Flow of money into state's elections
I commend Wayne Williams' action in sending back a $550 donation from the Republican State Leadership Committee mentioned in the Aug. 12 article on your website. ("Wayne Williams says 'no' to conservative group's campaign")
However, the bigger issue that the article seems to hint toward is the enormous flow of money into Colorado elections, a problem that is perpetuated by flimsy campaign finance laws after Citizens United.
Interestingly enough, El Paso County actually voted overwhelmingly in favor of Amendment 65, which would have directed our congressmen to reinstitute stronger campaign finance limits and minimize the amount that groups like RSLC can contribute and influence politics in localities of which they have little knowledge.
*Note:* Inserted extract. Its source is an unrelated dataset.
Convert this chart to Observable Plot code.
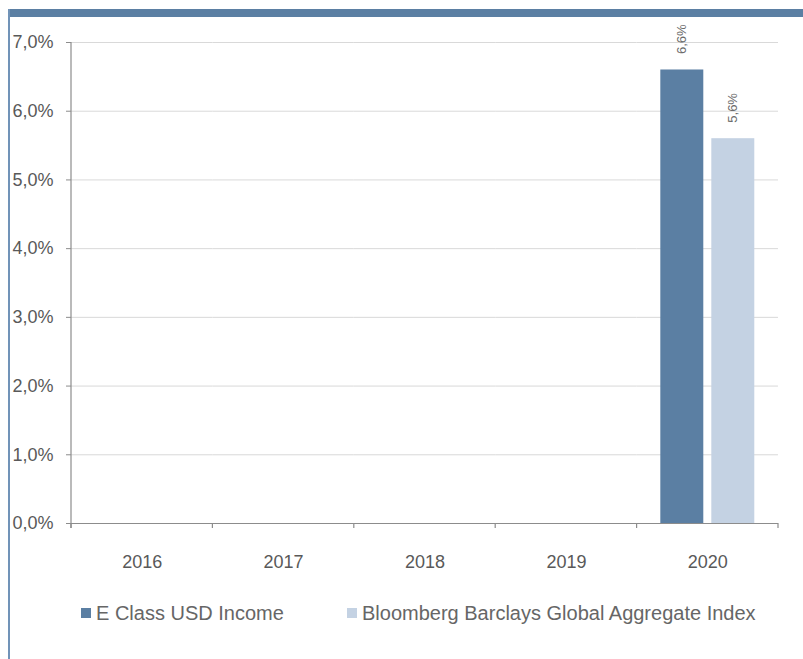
<!DOCTYPE html>
<html>
<head>
<meta charset="utf-8">
<script src="https://cdn.jsdelivr.net/npm/d3@7"></script>
<script src="https://cdn.jsdelivr.net/npm/@observablehq/plot@0.6"></script>
<style>
  html, body { margin: 0; padding: 0; background: #fff; }
  #page { position: relative; width: 803px; height: 659px; overflow: hidden; font-family: "Liberation Sans", Arial, sans-serif; }
  #topband { position: absolute; left: 8px; top: 9px; width: 795px; height: 8px; background: #5b7fa3; }
  #leftline { position: absolute; left: 8px; top: 9px; width: 2px; height: 650px; background: #7193b8; }
  #chart { position: absolute; left: 0; top: 0; }
  .lg-sq { position: absolute; top: 608px; width: 10px; height: 10px; }
  .lg-tx { position: absolute; top: 603px; font-size: 20px; line-height: 20px; color: #666; white-space: nowrap; }
</style>
</head>
<body>
<div id="page">
  <div id="chart"></div>
  <div id="topband"></div>
  <div id="leftline"></div>
  <div id="legend"></div>
</div>
<script>
// ---- data ----
const years = ["2016", "2017", "2018", "2019", "2020"];
const series = ["E Class USD Income", "Bloomberg Barclays Global Aggregate Index"];
const fundValues = [null, null, null, null, 6.6];
const indexValues = [null, null, null, null, 5.6];
const yTicks = [0, 1, 2, 3, 4, 5, 6, 7];
const colors = ["#5b7fa3", "#c4d2e3"];

const rows = [];
years.forEach((yr, i) => {
  rows.push({year: yr, series: series[0], value: fundValues[i]});
  rows.push({year: yr, series: series[1], value: indexValues[i]});
});
const pct = v => (v == null ? "" : v.toFixed(1).replace(".", ",") + "%");

const plot = Plot.plot({
  width: 803,
  height: 590,
  marginLeft: 71,
  marginRight: 25,
  marginTop: 42,
  marginBottom: 67,
  style: {fontFamily: '"Liberation Sans", Arial, sans-serif', background: "transparent"},
  fx: {domain: years, padding: 0, label: null, round: false},
  x: {domain: series, paddingInner: 0.157, paddingOuter: 0.465, axis: null, round: false},
  y: {domain: [0, 7], axis: null},
  color: {domain: series, range: colors},
  marks: [
    Plot.gridY(yTicks, {stroke: "#d9d9d9", strokeOpacity: 1, strokeWidth: 1}),
    Plot.barY(rows, {fx: "year", x: "series", y: "value", fill: "series"}),
    Plot.ruleY([0], {stroke: "#8c8c8c", strokeWidth: 1.2}),
    Plot.text(rows, {fx: "year", x: "series", y: "value", text: d => pct(d.value),
      rotate: -90, textAnchor: "start", lineAnchor: "middle", dy: -16, fontSize: 13, fill: "#6b6b6b"}),
    Plot.axisY({ticks: yTicks, tickFormat: pct, tickSize: 5, tickPadding: 13, fontSize: 18,
      color: "#595959", stroke: "#8c8c8c", label: null, facetAnchor: "left"}),
    Plot.axisFx({anchor: "bottom", tickSize: 0, tickPadding: 32, fontSize: 18, color: "#595959", label: null})
  ]
});

document.getElementById("chart").appendChild(plot);

// axis line and category-boundary ticks from the library's scales
const fx = plot.scale("fx");
const ys = plot.scale("y");
const svg = d3.select(plot);
const y0 = ys.apply(0), y7 = ys.apply(7);
const bounds = years.map(d => fx.apply(d));
bounds.push(fx.apply(years[years.length - 1]) + fx.step);
const g = svg.append("g").attr("stroke", "#8c8c8c").attr("stroke-width", 1.2);
g.append("line").attr("x1", bounds[0]).attr("x2", bounds[0]).attr("y1", y7).attr("y2", y0 + 5);
bounds.forEach(b => g.append("line").attr("x1", b).attr("x2", b).attr("y1", y0).attr("y2", y0 + 5));

// legend
const legend = document.getElementById("legend");
const lgPos = [[81, 96], [347, 362]];
series.forEach((s, i) => {
  const sq = document.createElement("div");
  sq.className = "lg-sq";
  sq.style.left = lgPos[i][0] + "px";
  sq.style.background = colors[i];
  legend.appendChild(sq);
  const tx = document.createElement("div");
  tx.className = "lg-tx";
  tx.style.left = lgPos[i][1] + "px";
  tx.textContent = s;
  legend.appendChild(tx);
});
</script>
</body>
</html>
It is essential that citizens take a stand against outside money flooding Coloradan politics. We need to reinstitute stronger, airtight spending limits legislation, and push for getting dark money out of politics. We must retake control of our elections.
Leaders need to stand up
I am proud to have been a teacher in School District 11 for many years, and I am proud of the fact that Superintendent Nicholas Gledich is one of the first leaders in the area to ask for a three-year waiver from tedious assessments, which students must endure to satisfy state requirements. The question is why other leaders in Colorado are not standing up as a group to remove Common Core and unfair standardized testing from the school environment in Colorado.
Other states are getting waivers and creating options for school districts to pursue alternative forms of teaching and assessment. In those states, teachers can actually get back to educating instead of having no choice but to foist an unproven system of learning and testing upon our students. This system was not even created by educators and is certainly not developmentally appropriate for our young children.
Ask parents of any special needs child what they think of Common Core and the testing that will start this school year.
Unfortunately, it takes an enlightened governor and Legislature, plus an informed Colorado Department of Education and State Board of Education to recognize the problems and change the state law. Until this happens, our educational system in Colorado is not about individual children and their needs anymore. Their parents have no other choice in the public school system but to opt out of the testing.